North East England Chamber of Commerce’s latest economic survey shows further improvements in business confidence and performance after a tough 12 months, but the headline results mask the ongoing struggles of specific sectors like retail and hospitality.
Despite an improvement from the end of 2020, the results showed many indicators still firmly in negative territory with UK sales at –18.2 points and export sales at –17.9 points. Cashflow for all businesses continues to be a challenge at –18.8 points.
Chamber President, Lesley Moody, MBE (AES Digital) said: “These survey results give us the first picture of what the past year has done to our businesses. From the initial, catastrophic economic shock we saw in the second quarter, through months of uncertainty and ever-changing restrictions, firms in the North East have been through a lot.
“The data from the start of the year shows that overall confidence, while still very low, is improving. Yet this masks enormous disparities between those sectors that have been able to return to something akin to normality and those who remain under the tightest restrictions.
“These results show that businesses foresee a much better year ahead than the one they’ve just endured. However, factors beyond Covid also hinder our firms, as the impact of Brexit on our export performance shows.
“We must not allow this positivity to hide the challenge that now faces us. ‘Levelling up’ has become more important than ever. Our region has been hit hard and must be supported to recover and become more resilient.”
Within the report the most commonly cited factors surrounding businesses success related to the ability to adapt to challenging circumstances. They included the increased use of online technologies, finding new ways of supporting clients and bringing forward innovations.
Respondents also stressed the value they found in customer loyalty and the strength of existing relationships.
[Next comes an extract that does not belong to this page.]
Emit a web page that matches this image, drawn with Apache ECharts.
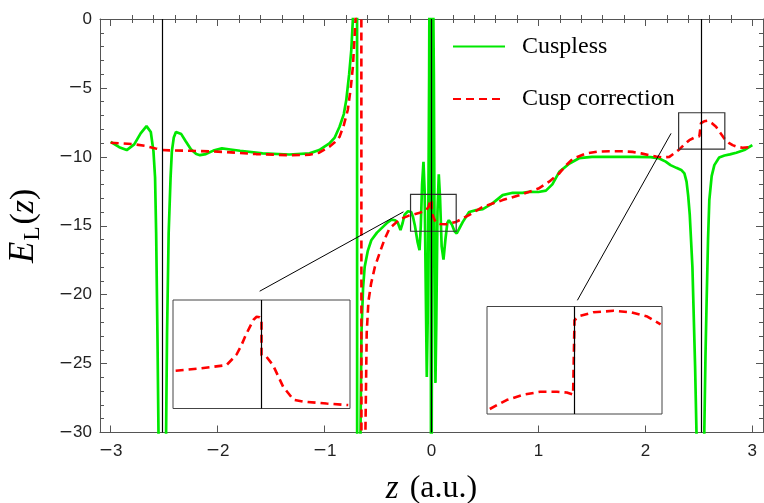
<!DOCTYPE html>
<html><head><meta charset="utf-8">
<script src="https://cdn.jsdelivr.net/npm/echarts@6/dist/echarts.min.js"></script>
<style>html,body{margin:0;padding:0;background:#fff}#c{width:764px;height:503px}</style>
</head><body><div id="c"></div>
<script>
// ---------- data ----------
const cusplessZ = [-3.0,-2.92,-2.85,-2.78,-2.72,-2.665,-2.625,-2.60,-2.585,-2.575,-2.563,-2.553,-2.54,-2.53,-2.50,-2.49,-2.482,-2.473,-2.458,-2.44,-2.428,-2.41,-2.39,-2.372,-2.34,-2.30,-2.25,-2.20,-2.165,-2.11,-2.04,-1.96,-1.88,-1.79,-1.58,-1.33,-1.14,-1.05,-0.955,-0.905,-0.86,-0.82,-0.797,-0.77,-0.75,-0.735,-0.715,-0.698,-0.694,-0.672,-0.664,-0.655,-0.64,-0.625,-0.595,-0.563,-0.51,-0.454,-0.41,-0.375,-0.34,-0.314,-0.29,-0.27,-0.252,-0.22,-0.19,-0.173,-0.155,-0.13,-0.112,-0.10,-0.088,-0.075,-0.064,-0.053,-0.044,-0.036,-0.028,-0.022,-0.018,-0.012,-0.007,-0.003,0.003,0.007,0.012,0.018,0.022,0.028,0.037,0.045,0.056,0.068,0.08,0.095,0.112,0.13,0.148,0.162,0.19,0.215,0.236,0.26,0.293,0.352,0.418,0.48,0.57,0.665,0.76,0.85,0.915,1.0,1.07,1.13,1.195,1.29,1.38,1.5,1.7,1.9,2.05,2.13,2.19,2.235,2.29,2.335,2.365,2.385,2.40,2.415,2.44,2.465,2.478,2.49,2.50,2.54,2.545,2.551,2.562,2.573,2.586,2.598,2.62,2.645,2.69,2.74,2.79,2.85,2.925,3.0];
const cusplessE = [-8.91,-9.3,-9.51,-9.1,-8.3,-7.77,-8.2,-9.6,-11.5,-15.5,-22.8,-30,-50,-90,-90,-50,-30,-22.8,-15.56,-11.5,-9.6,-8.6,-8.2,-8.13,-8.35,-8.85,-9.45,-9.8,-9.88,-9.8,-9.55,-9.39,-9.47,-9.56,-9.75,-9.83,-9.75,-9.51,-9.03,-8.6,-7.82,-6.9,-5.88,-4.0,-2.25,0,15,80,-80,-45,-30,-22.8,-19.5,-18.0,-16.8,-16.05,-15.5,-15.08,-14.75,-14.55,-14.6,-14.8,-15.32,-14.8,-14.2,-13.95,-14.0,-14.36,-15.0,-16.2,-16.78,-15.0,-12.0,-10.36,-12.5,-20.0,-25.98,-22.0,-12.0,-4.0,5,5,-10,-50,-50,-10,5,5,-4.0,-15.0,-26.4,-22.0,-14.0,-11.26,-13.0,-16.5,-17.45,-16.0,-14.8,-14.6,-14.9,-15.4,-15.56,-15.2,-14.72,-14.0,-13.87,-13.8,-13.38,-12.78,-12.61,-12.61,-12.54,-12.55,-12.45,-12.0,-11.09,-10.48,-10.1,-10.0,-10.0,-10.0,-10.02,-10.12,-10.35,-10.6,-10.8,-10.95,-11.2,-11.8,-12.8,-14.2,-18.0,-25.2,-30,-60,-90,-90,-50,-30,-24.5,-20.4,-16.0,-13.14,-11.4,-10.6,-10.05,-9.9,-9.82,-9.7,-9.51,-9.15];

const cuspZ = [-3.0,-2.9,-2.79,-2.68,-2.58,-2.52,-2.45,-2.26,-1.95,-1.64,-1.33,-1.14,-1.05,-0.955,-0.905,-0.86,-0.82,-0.783,-0.755,-0.735,-0.71,-0.69,-0.658,-0.654,-0.632,-0.618,-0.606,-0.59,-0.565,-0.53,-0.486,-0.44,-0.393,-0.30,-0.206,-0.11,-0.05,-0.025,-0.012,-0.004,0.0,0.0,0.015,0.03,0.044,0.08,0.137,0.23,0.35,0.48,0.665,0.82,0.915,1.0,1.1,1.195,1.26,1.32,1.445,1.55,1.66,1.78,1.88,1.96,2.035,2.1,2.16,2.224,2.27,2.318,2.365,2.411,2.46,2.505,2.52,2.52,2.55,2.582,2.62,2.661,2.70,2.738,2.78,2.816,2.86,2.909,2.96,3.0];
const cuspE = [-8.98,-9.02,-9.08,-9.2,-9.39,-9.5,-9.53,-9.56,-9.64,-9.8,-9.88,-9.85,-9.7,-9.27,-8.95,-8.55,-7.7,-6.6,-5.0,-3.46,0,20,80,-80,-45,-30,-22.8,-20.5,-19.2,-18.0,-17.0,-16.0,-15.2,-14.55,-14.25,-14.06,-13.87,-13.6,-13.1,-13.05,-13.3,-14.0,-14.3,-14.6,-14.79,-14.87,-14.89,-14.72,-14.23,-13.63,-13.14,-12.78,-12.54,-12.3,-11.8,-11.2,-10.6,-10.15,-9.76,-9.62,-9.59,-9.6,-9.64,-9.75,-9.88,-9.98,-10.05,-10.0,-9.75,-9.46,-9.1,-8.79,-8.6,-8.5,-8.45,-7.55,-7.42,-7.38,-7.55,-7.82,-8.25,-8.67,-8.98,-9.15,-9.28,-9.34,-9.3,-9.27];

// inset (zoomed) curves of the cusp-corrected energy
const insetLeftZ = [-0.194,-0.14,-0.079,-0.064,-0.056,-0.045,-0.036,-0.026,-0.018,-0.011,-0.004,0.0,0.0,0.011,0.026,0.049,0.072,0.094,0.147,0.196];
const insetLeftE = [-14.234,-14.188,-14.12,-13.98,-13.9,-13.71,-13.52,-13.34,-13.2,-13.14,-13.15,-13.2,-13.92,-13.95,-14.12,-14.56,-14.82,-14.86,-14.90,-14.93];
const insetRightZ = [2.399,2.423,2.447,2.471,2.495,2.509,2.518,2.52,2.52,2.528,2.547,2.576,2.6,2.624,2.643];
const insetRightE = [-8.63,-8.505,-8.43,-8.39,-8.39,-8.40,-8.43,-8.44,-7.39,-7.33,-7.28,-7.26,-7.28,-7.34,-7.45];

const nuclei = [-2.52, 0, 2.52];
const xRange = [-3.1, 3.1];
const yRange = [-30, 0];
const xMajorTicks = [-3,-2,-1,0,1,2,3];
const xMinorTicks = [-2.8,-2.6,-2.4,-2.2,-1.8,-1.6,-1.4,-1.2,-0.8,-0.6,-0.4,-0.2,0.2,0.4,0.6,0.8,1.2,1.4,1.6,1.8,2.2,2.4,2.6,2.8];
const zoomBoxes = [[[-0.196,-12.73],[0.231,-15.40]], [[2.311,-6.80],[2.743,-9.44]]];
const connectors = [[[-1.607,-19.75],[-0.262,-13.99]], [[1.364,-20.41],[2.240,-8.30]]];
const insetLeftRange = {x:[-0.2,0.2], y:[-15.0,-12.8]};
const insetRightRange = {x:[2.395,2.645], y:[-8.7,-7.2]};
const seriesNames = ['Cuspless','Cusp correction'];

// ---------- chart ----------
const zip = (a,b) => a.map((v,i)=>[v,b[i]]);
const AX = '#555';
const labelRich = {
  m:{fontFamily:'DejaVu Sans', fontSize:17, color:'#222', padding:[0,0,0,0]},
  d:{fontFamily:'Liberation Sans', fontSize:17, color:'#222'}
};
const fmt = v => v<0 ? '{m|\u2212}{d|'+Math.abs(v)+'}' : '{d|'+v+'}';
const serif = 'Liberation Serif';

const xBase = {type:'value', min:xRange[0], max:xRange[1], gridIndex:0,
  splitLine:{show:false}, axisLine:{show:false}, axisLabel:{show:false}, axisTick:{show:false}};
const majorTick = {show:true, inside:true, length:7, customValues:xMajorTicks, lineStyle:{color:AX, width:1}};
const minorTickX = {show:true, inside:true, length:4, customValues:xMinorTicks, lineStyle:{color:AX, width:1}};
const axLine = {show:true, onZero:false, lineStyle:{color:AX, width:1}};

const yBase = {type:'value', gridIndex:0, min:yRange[0], max:yRange[1], interval:5,
  axisLine:axLine, axisTick:{show:true, inside:true, length:7, lineStyle:{color:AX}},
  minorTick:{show:true, splitNumber:5, length:4, lineStyle:{color:AX}},
  splitLine:{show:false}, minorSplitLine:{show:false}};

const option = {
  animation:false,
  backgroundColor:'#fff',
  grid:[
    {left:100, top:19, width:663, height:413.5, outerBoundsMode:'none', containLabel:false},
    {left:173, top:300, width:177, height:108.5, show:true, backgroundColor:'#fff', borderColor:'#444', borderWidth:1, z:3, outerBoundsMode:'none'},
    {left:487, top:306.5, width:175, height:107.5, show:true, backgroundColor:'#fff', borderColor:'#444', borderWidth:1, z:3, outerBoundsMode:'none'}
  ],
  legend:{
    data:seriesNames, orient:'vertical', left:452, top:33.5, padding:0, itemWidth:52, itemHeight:14, itemGap:26.5,
    selectedMode:false,
    itemStyle:{color:'rgba(0,0,0,0)', borderColor:'rgba(0,0,0,0)', borderWidth:0},
    textStyle:{fontFamily:serif, fontSize:24, color:'#000', lineHeight:26, padding:[0,0,0,12]}
  },
  xAxis:[
    Object.assign({}, xBase, {position:'bottom', axisLine:axLine, axisTick:majorTick,
      axisLabel:{show:true, customValues:xMajorTicks, formatter:fmt, rich:labelRich, margin:10},
      name:'{z|z}{p|(a.u.)}', nameLocation:'middle', nameGap:40,
      nameTextStyle:{rich:{z:{fontFamily:serif, fontStyle:'italic', fontSize:33, color:'#000', padding:[0,11,0,0]}, p:{fontFamily:serif, fontSize:32, color:'#000'}}}}),
    Object.assign({}, xBase, {position:'bottom', axisTick:minorTickX}),
    Object.assign({}, xBase, {position:'top', axisLine:axLine, axisTick:majorTick}),
    Object.assign({}, xBase, {position:'top', axisTick:minorTickX}),
    {type:'value', gridIndex:1, min:insetLeftRange.x[0], max:insetLeftRange.x[1], show:false},
    {type:'value', gridIndex:2, min:insetRightRange.x[0], max:insetRightRange.x[1], show:false}
  ],
  yAxis:[
    Object.assign({}, yBase, {position:'left',
      axisLabel:{formatter:fmt, rich:labelRich, margin:8},
      name:'{e|E}{s|L}{p|(}{z|z}{p|)}', nameLocation:'middle', nameRotate:90, nameGap:56,
      nameTextStyle:{rich:{
        e:{fontFamily:serif, fontStyle:'italic', fontSize:35, color:'#000', lineHeight:40, padding:[0,1,0,0]},
        s:{fontFamily:serif, fontSize:23, color:'#000', lineHeight:24, verticalAlign:'bottom', padding:[0,2,0,0]},
        p:{fontFamily:serif, fontSize:34, color:'#000', lineHeight:40},
        z:{fontFamily:serif, fontStyle:'italic', fontSize:34, color:'#000', lineHeight:40}}}}),
    Object.assign({}, yBase, {position:'right', axisLabel:{show:false}}),
    {type:'value', gridIndex:1, min:insetLeftRange.y[0], max:insetLeftRange.y[1], show:false},
    {type:'value', gridIndex:2, min:insetRightRange.y[0], max:insetRightRange.y[1], show:false}
  ],
  series:[
    {type:'line', name:seriesNames[0], xAxisIndex:0, yAxisIndex:0, data:zip(cusplessZ, cusplessE),
      symbol:'none', showSymbol:false, clip:true, z:2,
      lineStyle:{color:'#00e800', width:2.7}, itemStyle:{color:'#00e800'}},
    {type:'line', name:seriesNames[1], xAxisIndex:0, yAxisIndex:0, data:zip(cuspZ, cuspE),
      symbol:'none', showSymbol:false, clip:true, z:3,
      lineStyle:{color:'#ff0000', width:2.6, type:[8,5]}, itemStyle:{color:'#ff0000'},
      markLine:{silent:true, symbol:['none','none'], label:{show:false}, z:6,
        lineStyle:{color:'#000', width:1.2, type:'solid'},
        emphasis:{disabled:true},
        data: nuclei.map(v=>({xAxis:v})).concat(
          connectors.map(c=>[{coord:c[0], lineStyle:{width:1}}, {coord:c[1]}]))},
      markArea:{silent:true, label:{show:false}, z:6,
        itemStyle:{color:'rgba(0,0,0,0)', borderColor:'#333', borderWidth:1.2},
        emphasis:{disabled:true},
        data: zoomBoxes.map(b=>[{coord:b[0]},{coord:b[1]}])}},
    {type:'line', name:'insetLeft', xAxisIndex:4, yAxisIndex:2, data:zip(insetLeftZ, insetLeftE),
      symbol:'none', showSymbol:false, z:4,
      lineStyle:{color:'#ff0000', width:2.6, type:[8,5]},
      markLine:{silent:true, symbol:['none','none'], label:{show:false}, lineStyle:{color:'#000', width:1.2, type:'solid'}, data:[{xAxis:nuclei[1]}]}},
    {type:'line', name:'insetRight', xAxisIndex:5, yAxisIndex:3, data:zip(insetRightZ, insetRightE),
      symbol:'none', showSymbol:false, z:4,
      lineStyle:{color:'#ff0000', width:2.6, type:[8,5]},
      markLine:{silent:true, symbol:['none','none'], label:{show:false}, lineStyle:{color:'#000', width:1.2, type:'solid'}, data:[{xAxis:nuclei[2]}]}}
  ]
};
const chart = echarts.init(document.getElementById('c'), null, {renderer:'canvas'});
chart.setOption(option);
</script>
</body></html>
Businesses praised customers who had stuck with them during difficult times and who had been responsive to new ways of product and service delivery.
The pandemic has altered working lives of most employees and factors associated with staff were also commonly reported including a willingness to work in different ways and being committed to ensuring the business’s survival.
Businesses also reported the benefits of various Government support schemes such as loans, rates holidays and the Job Retention Scheme. Results showed barriers to success were the impact of Brexit, disruption to supply chains due to the new EU trading arrangements and the pandemic. A slump in confidence among customers was also having a detrimental impact as was financial difficulties caused by lack of demand and inabilities to secure new funding at acceptable rates.
Durham University Business School is the associate sponsor of the Chamber economic survey.